The 2014 Football Federation South Australia season was the 108th season of soccer in South Australia, and the second under the National Premier Leagues format.

League tables

2014 National Premier Leagues South Australia

The National Premier League South Australia 2014 season was the second season under the new competition format in South Australia. It was played over 26 rounds, beginning on 21 February with the regular season concluding on 16 August 2014. The league consisted of 14 teams across the State of South Australia, all playing each other twice for a total of 26 rounds, with the final series winners qualifying for the 2014 National Premier Leagues Finals and the bottom two at the end of the year being relegated to the 2015 FFSA State League.

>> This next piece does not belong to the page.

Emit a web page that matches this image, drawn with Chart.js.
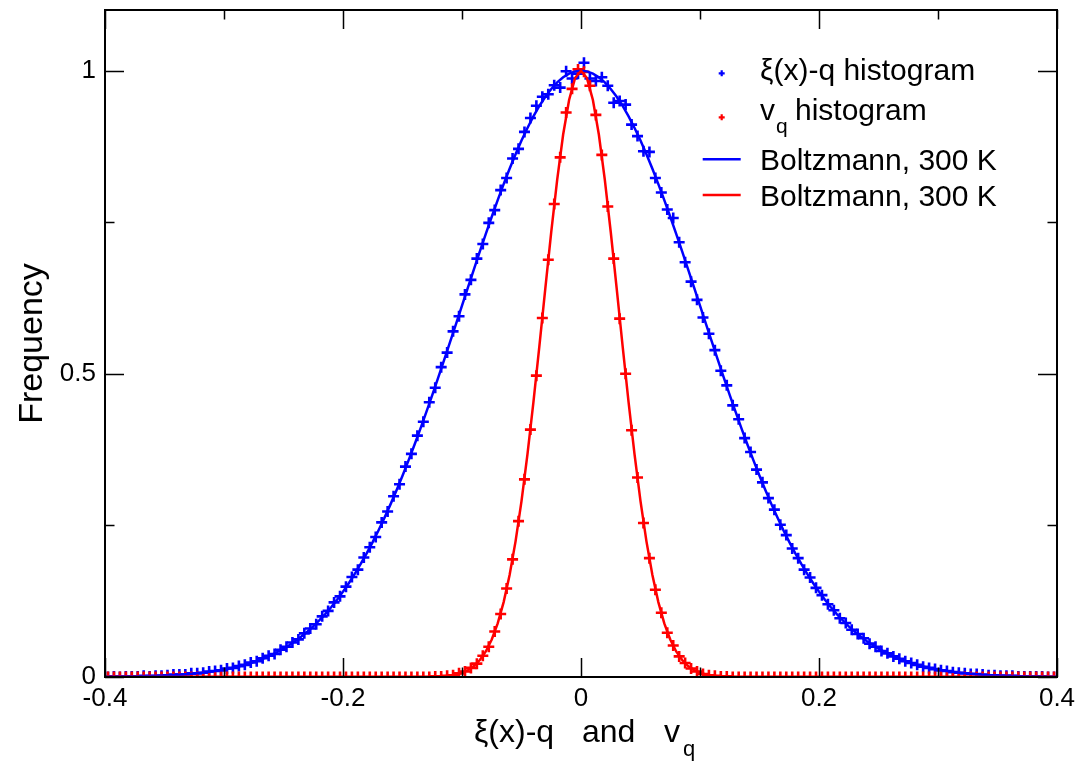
<!DOCTYPE html>
<html>
<head>
<meta charset="utf-8">
<script src="https://cdn.jsdelivr.net/npm/chart.js@4.4.1/dist/chart.umd.min.js"></script>
<style>
  html, body { margin: 0; padding: 0; background: #fff; }
  #wrap { width: 1089px; height: 761px; position: relative; }
</style>
</head>
<body>
<div id="wrap"><canvas id="c"></canvas></div>
<script>
// ---- data ----
const binX = [
-0.3975,-0.3925,-0.3875,-0.3825,-0.3775,-0.3725,-0.3675,-0.3625,-0.3575,-0.3525,
-0.3475,-0.3425,-0.3375,-0.3325,-0.3275,-0.3225,-0.3175,-0.3125,-0.3075,-0.3025,
-0.2975,-0.2925,-0.2875,-0.2825,-0.2775,-0.2725,-0.2675,-0.2625,-0.2575,-0.2525,
-0.2475,-0.2425,-0.2375,-0.2325,-0.2275,-0.2225,-0.2175,-0.2125,-0.2075,-0.2025,
-0.1975,-0.1925,-0.1875,-0.1825,-0.1775,-0.1725,-0.1675,-0.1625,-0.1575,-0.1525,
-0.1475,-0.1425,-0.1375,-0.1325,-0.1275,-0.1225,-0.1175,-0.1125,-0.1075,-0.1025,
-0.0975,-0.0925,-0.0875,-0.0825,-0.0775,-0.0725,-0.0675,-0.0625,-0.0575,-0.0525,
-0.0475,-0.0425,-0.0375,-0.0325,-0.0275,-0.0225,-0.0175,-0.0125,-0.0075,-0.0025,
0.0025,0.0075,0.0125,0.0175,0.0225,0.0275,0.0325,0.0375,0.0425,0.0475,
0.0525,0.0575,0.0625,0.0675,0.0725,0.0775,0.0825,0.0875,0.0925,0.0975,
0.1025,0.1075,0.1125,0.1175,0.1225,0.1275,0.1325,0.1375,0.1425,0.1475,
0.1525,0.1575,0.1625,0.1675,0.1725,0.1775,0.1825,0.1875,0.1925,0.1975,
0.2025,0.2075,0.2125,0.2175,0.2225,0.2275,0.2325,0.2375,0.2425,0.2475,
0.2525,0.2575,0.2625,0.2675,0.2725,0.2775,0.2825,0.2875,0.2925,0.2975,
0.3025,0.3075,0.3125,0.3175,0.3225,0.3275,0.3325,0.3375,0.3425,0.3475,
0.3525,0.3575,0.3625,0.3675,0.3725,0.3775,0.3825,0.3875,0.3925,0.3975
];
const blueHist = [
0.000,0.001,0.000,0.001,0.001,0.001,0.002,0.001,0.002,0.002,
0.003,0.004,0.004,0.004,0.006,0.006,0.007,0.009,0.010,0.011,
0.014,0.015,0.018,0.020,0.024,0.026,0.031,0.035,0.038,0.045,
0.050,0.057,0.062,0.072,0.080,0.087,0.100,0.109,0.123,0.133,
0.149,0.165,0.177,0.197,0.214,0.231,0.255,0.273,0.298,0.318,
0.347,0.368,0.398,0.421,0.453,0.477,0.511,0.535,0.570,0.595,
0.631,0.655,0.690,0.714,0.749,0.770,0.803,0.823,0.855,0.871,
0.899,0.922,0.942,0.957,0.961,0.976,0.972,0.999,0.987,0.995,
1.013,0.987,0.983,0.989,0.975,0.947,0.950,0.944,0.911,0.892,
0.867,0.866,0.823,0.799,0.771,0.757,0.717,0.684,0.652,0.622,
0.593,0.566,0.539,0.505,0.481,0.448,0.425,0.394,0.371,0.342,
0.321,0.295,0.276,0.251,0.234,0.212,0.196,0.177,0.164,0.147,
0.135,0.120,0.110,0.097,0.089,0.078,0.071,0.064,0.055,0.050,
0.043,0.039,0.034,0.030,0.026,0.023,0.020,0.017,0.015,0.013,
0.011,0.010,0.008,0.007,0.006,0.005,0.005,0.004,0.003,0.003,
0.002,0.002,0.002,0.001,0.001,0.001,0.001,0.001,0.000,0.000
];
const redHist = [
0,0,0,0,0,0,0,0,0,0,
0,0,0,0,0,0,0,0,0,0,
0,0,0,0,0,0,0,0,0,0,
0,0,0,0,0,0,0,0,0,0,
0,0,0,0,0,0,0,0,0,0,
0,0,0,0,
0.000,0.001,0.001,0.002,0.003,0.006,0.009,0.015,0.022,0.035,
0.050,0.075,0.104,0.146,0.194,0.257,0.326,0.408,0.497,0.592,
0.688,0.780,0.857,0.931,0.970,1.002,
0.998,0.975,0.927,0.861,0.776,0.690,0.591,0.500,0.407,0.329,
0.254,0.196,0.144,0.106,0.073,0.052,0.034,0.023,0.014,0.009,
0.005,0.003,0.002,0.001,0.001,0.000,
0,0,0,0,0,0,0,0,0,0,
0,0,0,0,0,0,0,0,0,0,
0,0,0,0,0,0,0,0,0,0,
0,0,0,0,0,0,0,0,0,0,
0,0,0,0,0,0,0,0,0,0,
0,0,0,0
];
const curveX = [
-0.400,-0.395,-0.390,-0.385,-0.380,-0.375,-0.370,-0.365,-0.360,-0.355,
-0.350,-0.345,-0.340,-0.335,-0.330,-0.325,-0.320,-0.315,-0.310,-0.305,
-0.300,-0.295,-0.290,-0.285,-0.280,-0.275,-0.270,-0.265,-0.260,-0.255,
-0.250,-0.245,-0.240,-0.235,-0.230,-0.225,-0.220,-0.215,-0.210,-0.205,
-0.200,-0.195,-0.190,-0.185,-0.180,-0.175,-0.170,-0.165,-0.160,-0.155,
-0.150,-0.145,-0.140,-0.135,-0.130,-0.125,-0.120,-0.115,-0.110,-0.105,
-0.100,-0.095,-0.090,-0.085,-0.080,-0.075,-0.070,-0.065,-0.060,-0.055,
-0.050,-0.045,-0.040,-0.035,-0.030,-0.025,-0.020,-0.015,-0.010,-0.005,
0.000,
0.005,0.010,0.015,0.020,0.025,0.030,0.035,0.040,0.045,0.050,
0.055,0.060,0.065,0.070,0.075,0.080,0.085,0.090,0.095,0.100,
0.105,0.110,0.115,0.120,0.125,0.130,0.135,0.140,0.145,0.150,
0.155,0.160,0.165,0.170,0.175,0.180,0.185,0.190,0.195,0.200,
0.205,0.210,0.215,0.220,0.225,0.230,0.235,0.240,0.245,0.250,
0.255,0.260,0.265,0.270,0.275,0.280,0.285,0.290,0.295,0.300,
0.305,0.310,0.315,0.320,0.325,0.330,0.335,0.340,0.345,0.350,
0.355,0.360,0.365,0.370,0.375,0.380,0.385,0.390,0.395,0.400
];
const blueCurve = [
0.0004,0.0005,0.0006,0.0007,0.0008,0.0010,0.0012,0.0015,0.0017,0.0021,
0.0025,0.0029,0.0035,0.0041,0.0048,0.0056,0.0066,0.0077,0.0090,0.0105,
0.0121,0.0140,0.0162,0.0187,0.0214,0.0246,0.0281,0.0320,0.0364,0.0413,
0.0467,0.0527,0.0594,0.0667,0.0748,0.0836,0.0933,0.1037,0.1151,0.1274,
0.1408,0.1551,0.1704,0.1868,0.2043,0.2228,0.2425,0.2633,0.2851,0.3080,
0.3319,0.3568,0.3826,0.4093,0.4367,0.4649,0.4937,0.5229,0.5526,0.5825,
0.6125,0.6425,0.6723,0.7018,0.7307,0.7590,0.7865,0.8129,0.8382,0.8622,
0.8847,0.9055,0.9246,0.9417,0.9568,0.9698,0.9806,0.9890,0.9951,0.9988,
1.0000,
0.9988,0.9951,0.9890,0.9806,0.9698,0.9568,0.9417,0.9246,0.9055,0.8847,
0.8622,0.8382,0.8129,0.7865,0.7590,0.7307,0.7018,0.6723,0.6425,0.6125,
0.5825,0.5526,0.5229,0.4937,0.4649,0.4367,0.4093,0.3826,0.3568,0.3319,
0.3080,0.2851,0.2633,0.2425,0.2228,0.2043,0.1868,0.1704,0.1551,0.1408,
0.1274,0.1151,0.1037,0.0933,0.0836,0.0748,0.0667,0.0594,0.0527,0.0467,
0.0413,0.0364,0.0320,0.0281,0.0246,0.0214,0.0187,0.0162,0.0140,0.0121,
0.0105,0.0090,0.0077,0.0066,0.0056,0.0048,0.0041,0.0035,0.0029,0.0025,
0.0021,0.0017,0.0015,0.0012,0.0010,0.0008,0.0007,0.0006,0.0005,0.0004
];
const redCurve = [
0,0,0,0,0,0,0,0,0,0,
0,0,0,0,0,0,0,0,0,0,
0,0,0,0,0,0,0,0,0,0,
0,0,0,0,0,0,0,0,0,0,
0,0,0,0,0,0,0,0,0,0,
0,0,0,0,
0.0002,0.0004,0.0008,0.0014,0.0025,0.0043,0.0071,0.0115,0.0181,0.0280,
0.0421,0.0618,0.0884,0.1235,0.1683,0.2237,0.2901,0.3670,0.4529,0.5453,
0.6405,0.7339,0.8203,0.8946,0.9517,0.9877,
1.0000,
0.9877,0.9517,0.8946,0.8203,0.7339,0.6405,0.5453,0.4529,0.3670,0.2901,
0.2237,0.1683,0.1235,0.0884,0.0618,0.0421,0.0280,0.0181,0.0115,0.0071,
0.0043,0.0025,0.0014,0.0008,0.0004,0.0002,
0,0,0,0,0,0,0,0,0,0,
0,0,0,0,0,0,0,0,0,0,
0,0,0,0,0,0,0,0,0,0,
0,0,0,0,0,0,0,0,0,0,
0,0,0,0,0,0,0,0,0,0,
0,0,0,0
];
const xTickValues = [-0.4, -0.2, 0, 0.2, 0.4];
const xTickLabels = ['-0.4', '-0.2', '0', '0.2', '0.4'];
const xMinorTicks = [-0.3, -0.1, 0.1, 0.3];
const yTickValues = [0, 0.5, 1];
const yTickLabels = ['0', '0.5', '1'];
const yMinorTicks = [0.25, 0.75];
const legendLabels = ['ξ(x)-q histogram', 'v', 'q', 'histogram', 'Boltzmann, 300 K', 'Boltzmann, 300 K'];
const xTitle = ['ξ(x)-q', 'and', 'v', 'q'];
const yTitle = 'Frequency';

const BLUE = '#0000ff', RED = '#ff0000';
const FONT = '"Liberation Sans", Arial, Helvetica, sans-serif';

const pts = (xs, ys) => xs.map((x, i) => ({ x: x, y: ys[i] }));

const decor = {
  id: 'decor',
  afterDraw(chart) {
    const { ctx, chartArea: a, scales: { x, y } } = chart;
    ctx.save();
    // frame
    ctx.strokeStyle = '#000';
    ctx.lineWidth = 2;
    ctx.strokeRect(a.left, a.top, a.right - a.left, a.bottom - a.top);
    // ticks inward, mirrored on all sides
    ctx.lineWidth = 1.5;
    ctx.beginPath();
    const xt = (v, len) => {
      const p = Math.round(x.getPixelForValue(v)) + 0.5;
      ctx.moveTo(p, a.bottom); ctx.lineTo(p, a.bottom - len);
      ctx.moveTo(p, a.top); ctx.lineTo(p, a.top + len);
    };
    const yt = (v, len) => {
      const p = Math.round(y.getPixelForValue(v)) + 0.5;
      ctx.moveTo(a.left, p); ctx.lineTo(a.left + len, p);
      ctx.moveTo(a.right, p); ctx.lineTo(a.right - len, p);
    };
    xTickValues.forEach(v => xt(v, 19));
    xMinorTicks.forEach(v => xt(v, 9.5));
    yTickValues.forEach(v => yt(v, 19));
    yMinorTicks.forEach(v => yt(v, 9.5));
    ctx.stroke();

    ctx.fillStyle = '#000';
    ctx.textBaseline = 'alphabetic';
    ctx.textAlign = 'left';
    // x title with subscript
    ctx.font = '32px ' + FONT;
    ctx.fillText(xTitle[0], 474, 742);
    ctx.fillText(xTitle[1], 582, 742);
    ctx.fillText(xTitle[2], 664, 742);
    ctx.font = '22px ' + FONT;
    ctx.fillText(xTitle[3], 683, 756);
    // y title
    ctx.save();
    ctx.translate(42, 343.5);
    ctx.rotate(-Math.PI / 2);
    ctx.font = '34px ' + FONT;
    ctx.textAlign = 'center';
    ctx.fillText(yTitle, 0, 0);
    ctx.restore();

    // legend
    const mx = 721.7, tx = 760;
    const plus = (cx, cy, col) => {
      ctx.strokeStyle = col; ctx.lineWidth = 2.2;
      ctx.beginPath();
      ctx.moveTo(cx - 3, cy); ctx.lineTo(cx + 3, cy);
      ctx.moveTo(cx, cy - 3); ctx.lineTo(cx, cy + 3);
      ctx.stroke();
    };
    const seg = (cy, col) => {
      ctx.strokeStyle = col; ctx.lineWidth = 2.5;
      ctx.beginPath();
      ctx.moveTo(702.7, cy); ctx.lineTo(740.7, cy);
      ctx.stroke();
    };
    plus(mx, 73.3, BLUE);
    plus(mx, 117.3, RED);
    seg(159.3, BLUE);
    seg(195, RED);
    ctx.fillStyle = '#000';
    ctx.font = '30px ' + FONT;
    ctx.fillText(legendLabels[0], tx, 80);
    ctx.fillText(legendLabels[1], tx, 120);
    const vw = ctx.measureText(legendLabels[1]).width;
    ctx.fillText(legendLabels[3], 795, 120);
    ctx.fillText(legendLabels[4], tx, 170);
    ctx.fillText(legendLabels[5], tx, 205.5);
    ctx.font = '21px ' + FONT;
    ctx.fillText(legendLabels[2], tx + vw + 1, 132.5);
    ctx.restore();
  }
};

new Chart(document.getElementById('c'), {
  type: 'scatter',
  data: {
    datasets: [
      { label: 'Boltzmann red', data: pts(curveX, redCurve), showLine: true, borderColor: RED, borderWidth: 2.5, pointRadius: 0, tension: 0, order: 0 },
      { label: 'Boltzmann blue', data: pts(curveX, blueCurve), showLine: true, borderColor: BLUE, borderWidth: 2.5, pointRadius: 0, tension: 0, order: 1 },
      { label: 'vq histogram', data: pts(binX, redHist), showLine: false, pointStyle: 'cross', pointRadius: 5.5, pointBorderWidth: 2.6, borderColor: RED, backgroundColor: RED, order: 2 },
      { label: 'xi histogram', data: pts(binX, blueHist), showLine: false, pointStyle: 'cross', pointRadius: 5.5, pointBorderWidth: 2.6, borderColor: BLUE, backgroundColor: BLUE, order: 3 }
    ]
  },
  options: {
    responsive: true,
    maintainAspectRatio: false,
    animation: false,
    events: [],
    layout: { padding: { left: 0, right: 32, top: 10, bottom: 0 } },
    plugins: { legend: { display: false }, tooltip: { enabled: false } },
    scales: {
      x: {
        type: 'linear', min: -0.4, max: 0.4,
        afterBuildTicks: s => { s.ticks = xTickValues.map(v => ({ value: v })); },
        afterFit: s => { s.height = 84; s.paddingLeft = 0; s.paddingRight = 0; },
        grid: { display: false, drawTicks: false },
        border: { display: false },
        ticks: { padding: 6, color: '#000', font: { family: FONT, size: 26 }, maxRotation: 0, autoSkip: false,
                 callback: (v, i) => xTickLabels[i] }
      },
      y: {
        type: 'linear', min: 0, max: 1.1,
        afterBuildTicks: s => { s.ticks = yTickValues.map(v => ({ value: v })); },
        afterFit: s => { s.width = 105; s.paddingTop = 0; s.paddingBottom = 0; },
        grid: { display: false, drawTicks: false },
        border: { display: false },
        ticks: { padding: 9, color: '#000', font: { family: FONT, size: 26 }, autoSkip: false,
                 callback: (v, i) => yTickLabels[i] }
      }
    }
  },
  plugins: [decor]
});
</script>
</body>
</html>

West Adelaide and South Adelaide joined from the 2013 FFSA State League.

League Table

Finals

2014 NPL State League

The 2014 NPL State League was the second edition of the new NPL State League as the second level domestic association football competition in South Australia (and third level within Australia overall). 15 teams competed, all playing each other twice for a total of 28 rounds, with the league and playoff winners at the end of the year being promoted to the 2015 NPL South Australia.

Promotion Playoff

2014 Women's Premier League

The 9 teams played a double round-robin for a total of 16 games.

Cup Competitions

2014 Federation Cup

South Australian soccer clubs competed in 2014 for the Federation Cup, known as the 2014 Coca-Cola Federation Cup for sponsorship reasons. Clubs entered from the NPL SA and the State League 1.

This knockout competition was won by Adelaide City.

The competition also served as the South Australian Preliminary Rounds for the 2014 FFA Cup. In addition to Adelaide City, the A-League club Adelaide United qualified for the final rounds, entering at the Round of 32.